Introduction
Microorganisms in nature co-exit as communities, and species interactions are essential to stabilize their composition and functionality (Donaldson et al. 2016). Members of a community may interact bidirectionally or unidirectionally, and microscale communities frequently assemble and disassemble by migration, attachment, and detachment from surfaces or cells, leading to mutualism, parasitism or competition among them (Cordero & Datta 2016).
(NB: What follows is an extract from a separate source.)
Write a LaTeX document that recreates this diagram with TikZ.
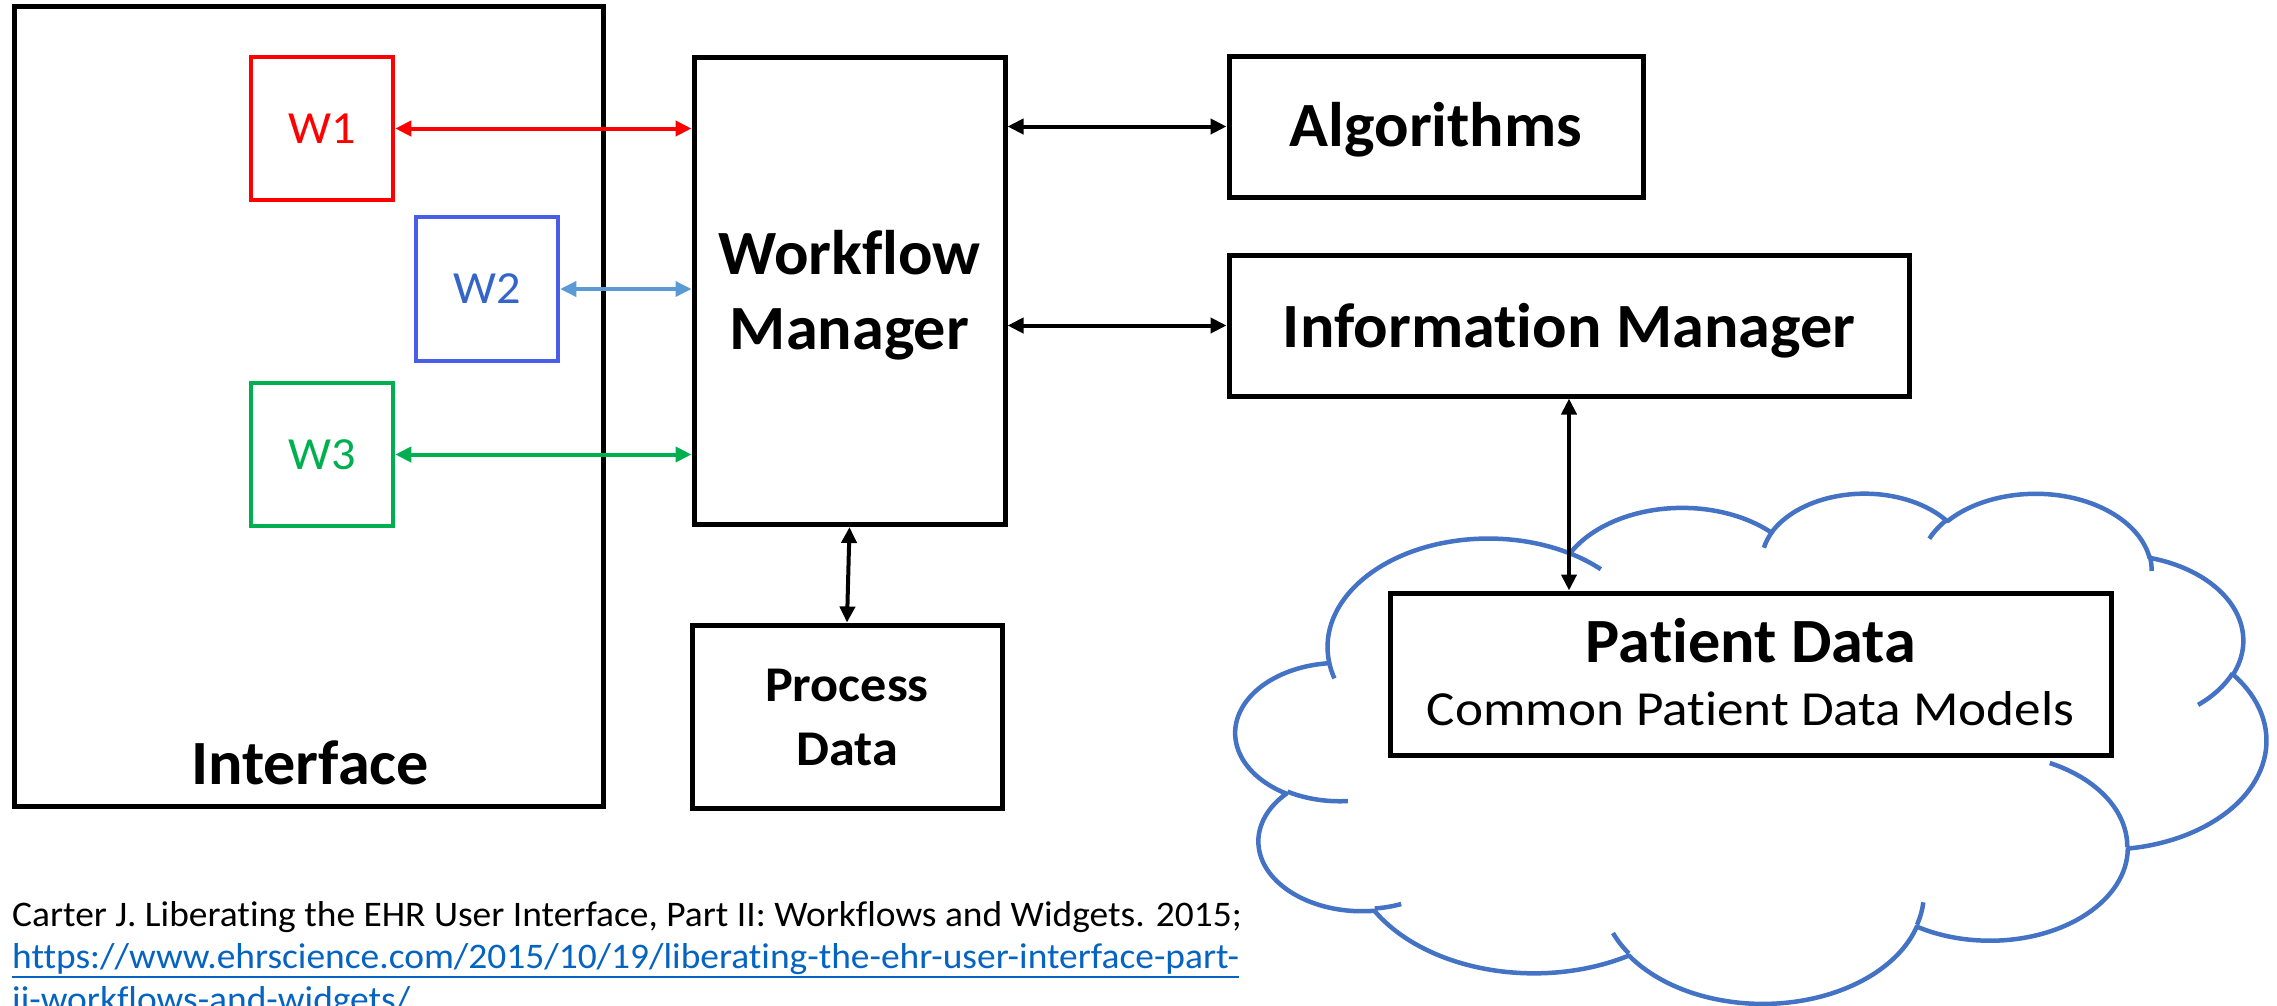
\documentclass[tikz,border=0pt]{standalone}
\usepackage{fontspec}
\setmainfont{Carlito}[Ligatures={NoCommon}]
\newfontfamily\fbig{Carlito}[Ligatures={NoCommon}, FakeStretch=1.02]
\newfontfamily\fw{Carlito}[Ligatures={NoCommon}, FakeStretch=1.05]
\newfontfamily\fproc{Carlito}[Ligatures={NoCommon}, FakeStretch=1.045]
\newfontfamily\fsub{Carlito}[Ligatures={NoCommon}, FakeStretch=1.085]
\newfontfamily\fcite{Carlito}[Ligatures={NoCommon}, FakeStretch=1.04]
\usetikzlibrary{arrows.meta}
\definecolor{wred}{RGB}{255,0,0}
\definecolor{wblue}{RGB}{72,94,232}
\definecolor{wbluetext}{RGB}{52,101,200}
\definecolor{wbluearrow}{RGB}{91,155,213}
\definecolor{wgreen}{RGB}{0,176,80}
\definecolor{cloudblue}{RGB}{68,114,196}
\definecolor{linkblue}{RGB}{5,99,193}
\newcommand\myul[1]{\setbox0\hbox{#1}\rlap{\rule[-10pt]{\wd0}{2.2pt}}\box0}
% OOXML-style arcTo: wR, hR, stAng, swAng (visual angles, y down)
\newcommand\cloudarc[4]{arc[x radius=#1, y radius=#2,
  start angle={atan2((#1)*sin(#3),(#2)*cos(#3))},
  delta angle={mod(atan2((#1)*sin((#3)+(#4)),(#2)*cos((#3)+(#4)))-atan2((#1)*sin(#3),(#2)*cos(#3))+720,360)}]}
\begin{document}
\begin{tikzpicture}[x=1pt,y=-1pt,
  box/.style={draw=black, line width=5pt, inner sep=0pt},
  wbox/.style={line width=4.5pt, inner sep=0pt, minimum width=142pt, minimum height=143pt,
    font=\fw\fontsize{46}{54}\selectfont},
  bigtxt/.style={inner sep=0pt, anchor=base, font=\fbig\fontsize{63}{74}\selectfont\bfseries},
  midtxt/.style={inner sep=0pt, anchor=base, font=\fproc\fontsize{50}{58}\selectfont\bfseries},
  subtxt/.style={inner sep=0pt, anchor=base, font=\fsub\fontsize{49}{58}\selectfont},
  cite/.style={inner sep=0pt, anchor=base west, font=\fcite\fontsize{36}{42}\selectfont},
  tips/.style={{Triangle[length=16pt,width=15pt]}-{Triangle[length=16pt,width=15pt]}},
  conn/.style={line width=4pt, tips},
  cloudline/.style={draw=cloudblue, line width=4.5pt}
]
\useasboundingbox (0,0) rectangle (2277,1005);
\fill[white] (0,0) rectangle (2277,1005);

% cloud (PowerPoint cloud geometry, path units /100)
\begin{scope}[shift={(1236pt,-492pt)}, x=2.3843pt, y=-1.1806pt]
\draw[cloudline, line join=round]
  (39.00,143.70)
  \cloudarc{67.53}{91.90}{-190.4875}{123.7805}
  \cloudarc{53.33}{72.67}{-144.1024}{89.9452}
  \cloudarc{43.65}{59.45}{-145.8079}{99.7230}
  \cloudarc{48.57}{65.95}{-130.9861}{117.2417}
  \cloudarc{53.33}{72.73}{-78.7089}{109.0269}
  \cloudarc{67.75}{92.20}{-46.2673}{130.2690}
  \cloudarc{57.85}{78.67}{0.6250}{114.0333}
  \cloudarc{67.52}{92.15}{22.4516}{115.1726}
  \cloudarc{77.20}{105.43}{66.2426}{75.7110}
  \cloudarc{43.60}{59.18}{-274.9421}{146.7356}
  \cloudarc{43.45}{59.45}{-246.8285}{152.5189}
  -- cycle;
\draw[cloudline]
  (46.93,261.77) \cloudarc{43.45}{59.45}{86.7420}{26.4295}
  (69.28,348.99) \cloudarc{43.60}{59.18}{73.6105}{11.4475}
  (164.78,390.90) \cloudarc{67.52}{92.15}{137.6242}{14.0811}
  (288.27,347.51) \cloudarc{67.52}{92.15}{6.4533}{15.9984}
  (341.29,229.54) \cloudarc{57.85}{78.67}{-70.2924}{70.9174}
  (417.98,153.54) \cloudarc{53.33}{72.73}{30.3180}{27.7515}
  (383.24,54.26) \cloudarc{48.57}{65.95}{-13.7443}{14.8589}
  (290.78,39.52) \cloudarc{48.57}{65.95}{-149.1815}{18.1954}
  (221.41,47.20) \cloudarc{43.65}{59.45}{-163.4943}{17.6864}
  (140.00,51.92) \cloudarc{67.53}{91.90}{-66.7070}{12.3194}
  (41.27,157.89) \cloudarc{67.53}{91.90}{157.6544}{11.8582};
\end{scope}

% boxes
\node[box, minimum width=589pt, minimum height=800pt] (iface) at (309,406) {};
\node[wbox, draw=wred, text=wred] (w1) at (322,128.5) {W1};
\node[wbox, draw=wblue, text=wbluetext, minimum height=144pt] (w2) at (487,289) {W2};
\node[wbox, draw=wgreen, text=wgreen] (w3) at (322,454.5) {W3};
\node[box, minimum width=311pt, minimum height=467pt] (wm) at (849.5,291) {};
\node[box, minimum width=310pt, minimum height=183pt] (pd) at (847,716.5) {};
\node[box, minimum width=414pt, minimum height=141pt] (alg) at (1436,126.5) {};
\node[box, minimum width=680pt, minimum height=141pt] (im) at (1569,325.5) {};
\node[box, fill=white, minimum width=721pt, minimum height=162pt] (pdata) at (1750.5,674) {};

% texts
\node[bigtxt] (ifacet) at (310,784.5) {Interface};
\node[bigtxt] (wmt1) at (849.5,274.6) {Workflow};
\node[bigtxt] (wmt2) at (849.5,349) {Manager};
\node[midtxt] (pdt1) at (847,701) {Process};
\node[midtxt] (pdt2) at (847,765) {Data};
\node[bigtxt] (algt) at (1436,146.7) {Algorithms};
\node[bigtxt] (imt) at (1569,347) {Information Manager};
\node[bigtxt] (pat1) at (1751,662) {Patient Data};
\node[subtxt] (pat2) at (1750.5,725) {Common Patient Data Models};

% connectors
\draw[conn, draw=wred, fill=wred] (w1.east) -- (w1.east -| wm.west);
\draw[conn, draw=wbluearrow, fill=wbluearrow, line width=3.5pt] (w2.east) -- (w2.east -| wm.west);
\draw[conn, draw=wgreen, fill=wgreen] (w3.east) -- (w3.east -| wm.west);
\draw[conn] (alg.west -| wm.east) -- (alg.west);
\draw[conn] (im.west -| wm.east) -- (im.west);
\draw[conn] (wm.south) -- (pd.north);
\draw[conn] (im.south) -- (im.south |- pdata.north);

% citation
\node[cite] (c1) at (12,926.5) {Carter J. Liberating the EHR User Interface, Part II: Workflows and Widgets. 2015;};
\node[cite, text=linkblue] (c2) at (12,968) {\myul{https://www.ehrscience.com/2015/10/19/liberating-the-ehr-user-interface-part-}};
\node[cite, text=linkblue] (c3) at (12,1011) {\myul{ii-workflows-and-widgets/}};
\end{tikzpicture}
\end{document}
Environmental fluctuations are altering the biodiversity, which in turn is a key driver of biogeochemical processes. Reactive nitrogen (Nr, all nitrogen species other than N2) is widely utilized by plants and algae (Chen et al. 2011) but may cause ecological issues if too abundant. In the past few decades, vast quantities of Nr have been produced to meet the increasing demand for food and energy (Lutz et al. 2001). Many of them can be nitrified to highly mobile nitrate and are leached into rivers, leading to eutrophication and seasonal hypoxia (McIsaac et al. 2001; Fowler et al.2013). Rivers were reported to convert (50 ± 20)% of Nr inputs from adjacent ecosystems into N2 while transporting the other half to coastal water (Xia et al. 2018). River sediments contributed a significant part of total nitrogen transformation.
In subsurface or deeper sediments where oxygen cannot penetrate, nitrate ranks the best alternative electron acceptor in association with anaerobic oxidation of organic matters, sulfide and ferrous iron (Burgin & Hamilton 2007). It was reported that nitrate reduction accounted for 10 to 40% nitrate removal in the sediments of Michigan wetlands, lakes and creeks (Brunet & GarciaGil 1996; Burgin & Hamilton 2008). A number of studies have obtained positive effects of nitrate input into the sulfide-rich river sediments by stimulating denitrifiers, autotrophic sulfide oxidizers and Fe(II) oxidizers (He et al. 2017; Heet al. 2018). Our previous study also identified an enrichment of functional genes involved in nitrogen (e.g. nir , nif ,nor and nas ) and sulfur (e.g. sox , dsr ,apr and sir ) cycles when native microorganisms were exposed to elevated nitrate for 6 days (Xu et al. 2014).
In an ecological view however, external nitrate injection is considered an environmental perturbation, and how it shapes microbial communities, especially in a long run, has not yet been studied. Next-generation sequencing (NGS) provides extensive inferences about microbial community structure and functional profile, which are high-throughput, culture-independent, and reproducible, but are far less convincing than solid experimental data. In 2012, an approach for identifying new strains, microbial interactions and functions by culturing not a single isolate but the entire community with serial dilution was proposed (Lagier et al. 2012; Lagier et al. 2016). This approach has been so far explored in human gut and animal rumen microbiomes (Zehavi et al. 2018). Considering the key role of nitrate in biosphere and the complexity of microbial network involving in nitrogen cycling, the combination of NGS and community enrichment could be the promising strategy.
In this study, we hypothesized (i) that elevated nitrate would enrich native denitrifiers in association with a suppression of methanogens and sulfate reducers, resulting in much specialized sediment communities; (ii) that the overall community functionality would gradually converge at nitrate reduction coupled with sulfide oxidation; and (iii) that the microbial interactive networks would be remodeled due to the rise of denitrifiers and their metabolic specializations. Excess nitrate was injected to river sediments in the Pearl River Delta, which was rich in organic carbon and sulfide, to simulate a natural nitrate surge. Community successions and physio-chemical conditions were monitored for 32 days. In addition to 16S rRNA gene amplicon sequencing, community enrichments were cultured by serial dilution to isolate strains of sulfur-oxidizing denitrifiers, and to match the results to those of NGS. Our work describes new entry points for the undefined microbial mechanisms of nitrate-induced biogeochemical cycling in river sediments.